Five common traits of successful Backstage adopters
At Frontside, our goal is to help cloud-native teams create cohesive development experiences. We've been at the Backstage party since the beginning helping companies adopt and extend Backstage to fit the needs of their unique ecosystems.
Through our experience, we've uncovered five common traits of organizations that have improved developer experience through successful Backstage implementation and adoption. In this blog, we'll dive into these traits with some thoughts on how you can follow their blueprint.
1) They take a product-centric approach
The biggest factor for successful adopters of Backstage is their approach. There is a high correlation of success within organizations that approach building a developer portal like they're building a product. Some organizations will jump straight into solutioning instead of taking their time to identify what the problems are, how they affect users, and how those issues can be addressed.
The team building out Backstage should assess or work from existing insights on the core challenges that developers are facing in their organization — both qualitative and quantitative data counts here — and connect those issues to a product roadmap with initial use cases and adoption milestones marked. By doing their research in advance, successful orgs have a clear vision of what they want to accomplish with their Backstage instance. They know exactly what goals need to be met and have pressure-tested potential issues and barriers.
If you've already started your Backstage adoption journey but haven't mapped a Product Requirements Document (or PRD), don't panic! There is always time to do the foundational knowledge-building necessary to deploy something successful.
2) They tie Backstage to a larger platform journey
Platform engineering has emerged in response to the growing complexity of cloud-native software architecture. Backstage has a huge role to play in implementing a platform strategy but its part of a larger story. Having buy-in from both higher ups and the teams tasked with platform goals is an essential step in successful Backstage adoption.
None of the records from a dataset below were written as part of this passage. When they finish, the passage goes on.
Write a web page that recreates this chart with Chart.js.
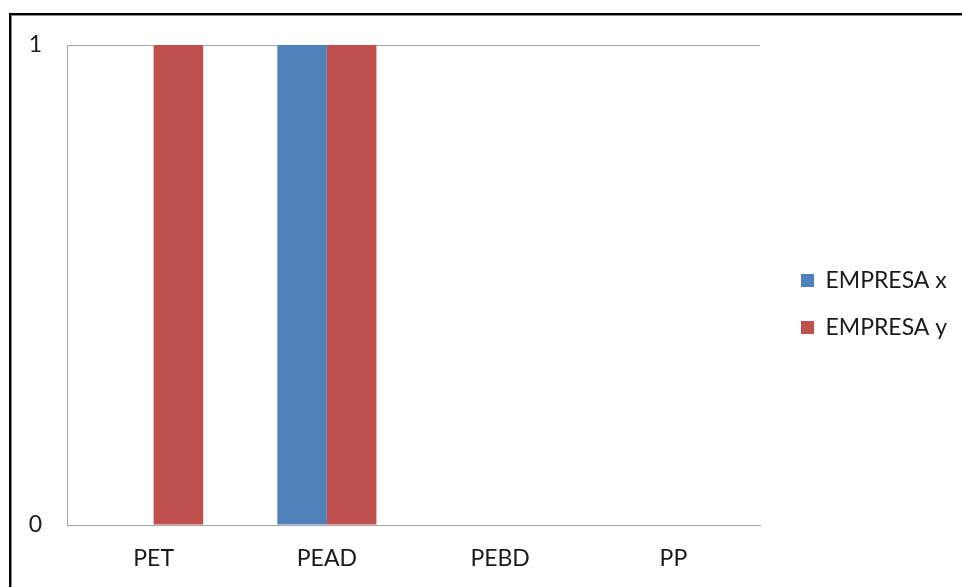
<!DOCTYPE html>
<html>
<head>
<meta charset="utf-8">
<script src="https://cdn.jsdelivr.net/npm/chart.js@4.4.0/dist/chart.umd.min.js"></script>
<style>
  html, body { margin: 0; padding: 0; background: #fff; }
  #wrap { position: relative; width: 962px; height: 587px; overflow: hidden; }
  #frame {
    position: absolute; left: 9px; top: 13px; width: 1100px; height: 800px;
    border-top: 2px solid #000; border-left: 2px solid #000;
    box-shadow: inset 1px 1px 0 #8c8c8c;
    pointer-events: none;
  }
  canvas { position: absolute; left: 0; top: 0; }
</style>
</head>
<body>
<div id="wrap">
  <canvas id="chart" width="962" height="587"></canvas>
  <div id="frame"></div>
</div>
<script>
var categories = ['PET', 'PEAD', 'PEBD', 'PP'];
var empresa_x = [0, 1, 0, 0];
var empresa_y = [1, 1, 0, 0];
var series_names = ['EMPRESA x', 'EMPRESA y'];
var y_ticks = [0, 1];

var axis_color = '#a6a6a6';
var font_family = 'Lato, "Open Sans", sans-serif';
var font_size = 23;

// keep legend at a fixed width, then nudge it like the original
var legend_width = 202;
var legend_shift_x = 17;
var legend_shift_y = -12;

var legend_placer = {
  id: 'legend_placer',
  beforeLayout: function(chart) {
    var lg = chart.legend;
    if (lg && !lg._patched) {
      var fit = lg.fit;
      lg.fit = function() {
        fit.call(this);
        this.width = legend_width;
      };
      lg._patched = true;
    }
  },
  afterLayout: function(chart) {
    var lg = chart.legend;
    if (lg) {
      lg.left += legend_shift_x;
      lg.right += legend_shift_x;
      lg.top += legend_shift_y;
      lg.bottom += legend_shift_y;
    }
  }
};

var ctx = document.getElementById('chart').getContext('2d');

new Chart(ctx, {
  type: 'bar',
  data: {
    labels: categories,
    datasets: [{
      label: series_names[0],
      data: empresa_x,
      backgroundColor: '#4f81bd'
    }, {
      label: series_names[1],
      data: empresa_y,
      backgroundColor: '#c0504d'
    }]
  },
  options: {
    responsive: false,
    animation: false,
    categoryPercentage: 0.572,
    barPercentage: 1,
    layout: {
      padding: { left: 20, right: 0, top: 45, bottom: 0 }
    },
    scales: {
      x: {
        afterFit: function(scale) { scale.height = 62; },
        grid: { display: false },
        border: { display: true, color: axis_color, width: 1 },
        ticks: {
          color: '#1a1a1a',
          padding: 12,
          font: { family: font_family, size: font_size }
        }
      },
      y: {
        min: y_ticks[0],
        max: y_ticks[y_ticks.length - 1],
        afterFit: function(scale) { scale.width = 47; },
        afterBuildTicks: function(scale) {
          scale.ticks = y_ticks.map(function(v) { return { value: v }; });
        },
        grid: { color: axis_color, drawTicks: false, lineWidth: 1 },
        border: { display: true, color: axis_color, width: 1 },
        ticks: {
          color: '#1a1a1a',
          padding: 25,
          font: { family: font_family, size: font_size }
        }
      }
    },
    plugins: {
      legend: {
        position: 'right',
        labels: {
          boxWidth: 13,
          boxHeight: 13,
          padding: 24,
          color: '#1a1a1a',
          font: { family: font_family, size: font_size }
        }
      },
      tooltip: { enabled: false }
    }
  },
  plugins: [legend_placer]
});
</script>
</body>
</html>
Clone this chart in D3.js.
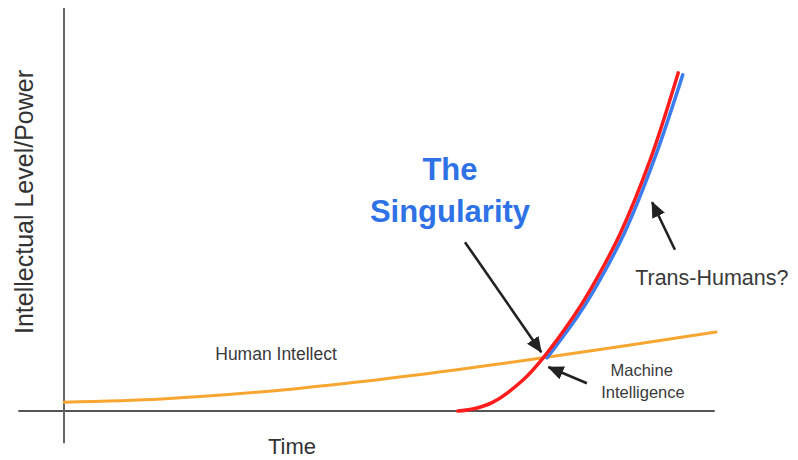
<!DOCTYPE html>
<html>
<head>
<meta charset="utf-8">
<script src="https://cdn.jsdelivr.net/npm/d3@7"></script>
<style>
  html, body { margin: 0; padding: 0; background: #fff; }
  svg { display: block; }
  text { font-family: "Liberation Sans", Arial, sans-serif; }
</style>
</head>
<body>
<svg id="chart" width="798" height="460"></svg>
<script>
// ---- Data (time units 0..100, intellect units 0..100) ----
const humanTime   = [0, 15, 30, 45, 60, 73.5, 100];
const humanLevel  = [2.2, 3.0, 4.7, 7.2, 10.2, 13.2, 19.6];

const machineTime  = [60.4, 62.7, 65.8, 70.4, 73.5, 78.1, 80.7, 85.3, 89.9, 94.2];
const machineLevel = [0, 0.5, 2.2, 7.7, 13.2, 23.3, 30.0, 44.0, 62.3, 83.9];

const transTime  = [74.1, 78.7, 81.3, 85.9, 90.5, 94.9];
const transLevel = [13.2, 23.3, 30.0, 44.0, 62.3, 83.4];

const xAxisLabel = "Time";
const yAxisLabel = "Intellectual Level/Power";
const labels = [
  { text: "Human Intellect", t: 23.2, v: 12.7, anchor: "start", size: 17.5, color: "#3a3a3a", weight: 400 },
  { text: "Machine", t: 88.6, v: 8.7, anchor: "middle", size: 16.5, color: "#3a3a3a", weight: 400 },
  { text: "Intelligence", t: 88.8, v: 3.2, anchor: "middle", size: 16.5, color: "#3a3a3a", weight: 400 },
  { text: "Trans-Humans?", t: 87.6, v: 31.3, anchor: "start", size: 21.5, color: "#3a3a3a", weight: 400 },
  { text: "The", t: 59.2, v: 57.3, anchor: "middle", size: 31, color: "#2f72e6", weight: 700 },
  { text: "Singularity", t: 59.2, v: 46.9, anchor: "middle", size: 31, color: "#2f72e6", weight: 700 }
];
// arrows: tail -> tip, in data units
const arrows = [
  { t0: 61.5, v0: 41.9, t1: 73.2, v1: 14.6 },
  { t0: 80.2, v0: 6.9,  t1: 74.3, v1: 10.9 },
  { t0: 93.7, v0: 40.0, t1: 90.2, v1: 51.8 }
];

// ---- Scales ----
const svg = d3.select("#chart");
const x = d3.scaleLinear().domain([0, 100]).range([64, 716]);
const y = d3.scaleLinear().domain([0, 100]).range([411, 8]);

// ---- Axes (plain domain lines) ----
svg.append("line")
  .attr("x1", x(-7)).attr("x2", x(99.8))
  .attr("y1", y(0)).attr("y2", y(0))
  .attr("stroke", "#555").attr("stroke-width", 2);
svg.append("line")
  .attr("x1", x(0)).attr("x2", x(0))
  .attr("y1", y(-8)).attr("y2", y(100))
  .attr("stroke", "#666").attr("stroke-width", 2);

// ---- Series ----
const line = d3.line().x(d => x(d[0])).y(d => y(d[1])).curve(d3.curveCatmullRom.alpha(0.5));
const zip = (a, b) => a.map((t, i) => [t, b[i]]);

svg.append("path").datum(zip(humanTime, humanLevel))
  .attr("d", line).attr("fill", "none")
  .attr("stroke", "#f6a631").attr("stroke-width", 3).attr("stroke-linecap", "round");

svg.append("path").datum(zip(transTime, transLevel))
  .attr("d", line).attr("fill", "none")
  .attr("stroke", "#3b7def").attr("stroke-width", 3.5).attr("stroke-linecap", "round");

svg.append("path").datum(zip(machineTime, machineLevel))
  .attr("d", line).attr("fill", "none")
  .attr("stroke", "#ff1c1c").attr("stroke-width", 3.5).attr("stroke-linecap", "round");

// ---- Arrows ----
svg.append("defs").append("marker")
  .attr("id", "head").attr("markerUnits", "userSpaceOnUse")
  .attr("viewBox", "0 0 16 14").attr("refX", 15).attr("refY", 7)
  .attr("markerWidth", 16).attr("markerHeight", 14).attr("orient", "auto")
  .append("path").attr("d", "M0,0 L16,7 L0,14 Z").attr("fill", "#222");

svg.selectAll("line.arrow").data(arrows).join("line")
  .attr("class", "arrow")
  .attr("x1", d => x(d.t0)).attr("y1", d => y(d.v0))
  .attr("x2", d => x(d.t1)).attr("y2", d => y(d.v1))
  .attr("stroke", "#222").attr("stroke-width", 2.6)
  .attr("marker-end", "url(#head)");

// ---- Labels ----
svg.selectAll("text.lbl").data(labels).join("text")
  .attr("class", "lbl")
  .attr("x", d => x(d.t)).attr("y", d => y(d.v))
  .attr("text-anchor", d => d.anchor)
  .attr("font-size", d => d.size)
  .attr("font-weight", d => d.weight)
  .attr("fill", d => d.color)
  .text(d => d.text);

svg.append("text")
  .attr("x", 292).attr("y", 454)
  .attr("text-anchor", "middle").attr("font-size", 22).attr("fill", "#333")
  .text(xAxisLabel);

svg.append("text")
  .attr("transform", "translate(33,202) rotate(-90)")
  .attr("text-anchor", "middle").attr("font-size", 25).attr("fill", "#333")
  .text(yAxisLabel);
</script>
</body>
</html>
Without the support at the top, it can be difficult to implement platforming as a priority within your organization.
And by "the top", we don't necessarily mean your CTO needs to rubber stamp your Backstage POC. But it's important that higher-level Platform goals have been set among VPs and directors with the understanding that a well-constructed developer portal can be the catalyst to achieving not only better developer experience but broader cultural shifts.
Having this kind of executive buy-in means more than just getting stakeholders on board with a portal build or clearing pathways towards Backstage adoption; it also means ensuring they understand the realities of your organization's journey.
3) They prioritize developer experience
Having a dedicated developer experience or DevOps team tasked not only with building out a Backstage instance — but with leading adoption — is another big factor to success.
Competing platforms are very common at big companies, with many teams doing different things or serving different parts of a business. But developer experience teams usually have a very clear mandate and are often one of the only commonalities between these competing teams. This team should have the bandwidth available to oversee the adoption process from start to finish, and partner with the right folks (research, design, internal comms and marketing) to create an effective adoption plan tailored specifically for a company's needs.
If you don't have established developer experience resources in place, then the questions the team leading the Backstage work needs to ask are "what are the common problems to be solved at a platform level?" and "once we've proved our initial use cases, how are we internally evangelizing this amongst our competing teams?"
4) They collaborate with other platform teams
A developer experience team can not single-handedly transform an organization's development structures, processes, and culture. It requires collaboration with teams responsible for other aspects of the platform. Successful adopters collaborate with other teams to bring them along on the journey of improving developer experience. They use Backstage as an opportunity to foster their inner-source contribution practice by allowing multiple platform teams to contribute plugins to their portal.
The developer experience team takes on the role of host in that collaborative process. They support other teams in integrating their features into the portal, provide guidance on best practices, and advocate for the needs of developers.
5) They engage, learn, and grow with the community
One of the key benefits of building a developer platform based off an open source framework is leveraging the contributions and best practices from the community. The Backstage community is the largest gathering of developer experience practitioners in the world. There are now thousands of adopters with a wealth of experience and best practices to learn from — and they are excited to share!
By participating in the community, developer experience leaders can learn from their peers at other companies about strategies that work and can keep up with the latest features of the ever-evolving Backstage platform. They're aware of what solutions exist within the open source framework and plugin marketplace as well as what they may need to build in-house.
In short, successful Backstage adopters engage within the Backstage community and their peer group to find solutions that fit their common challenges as well as their unique needs.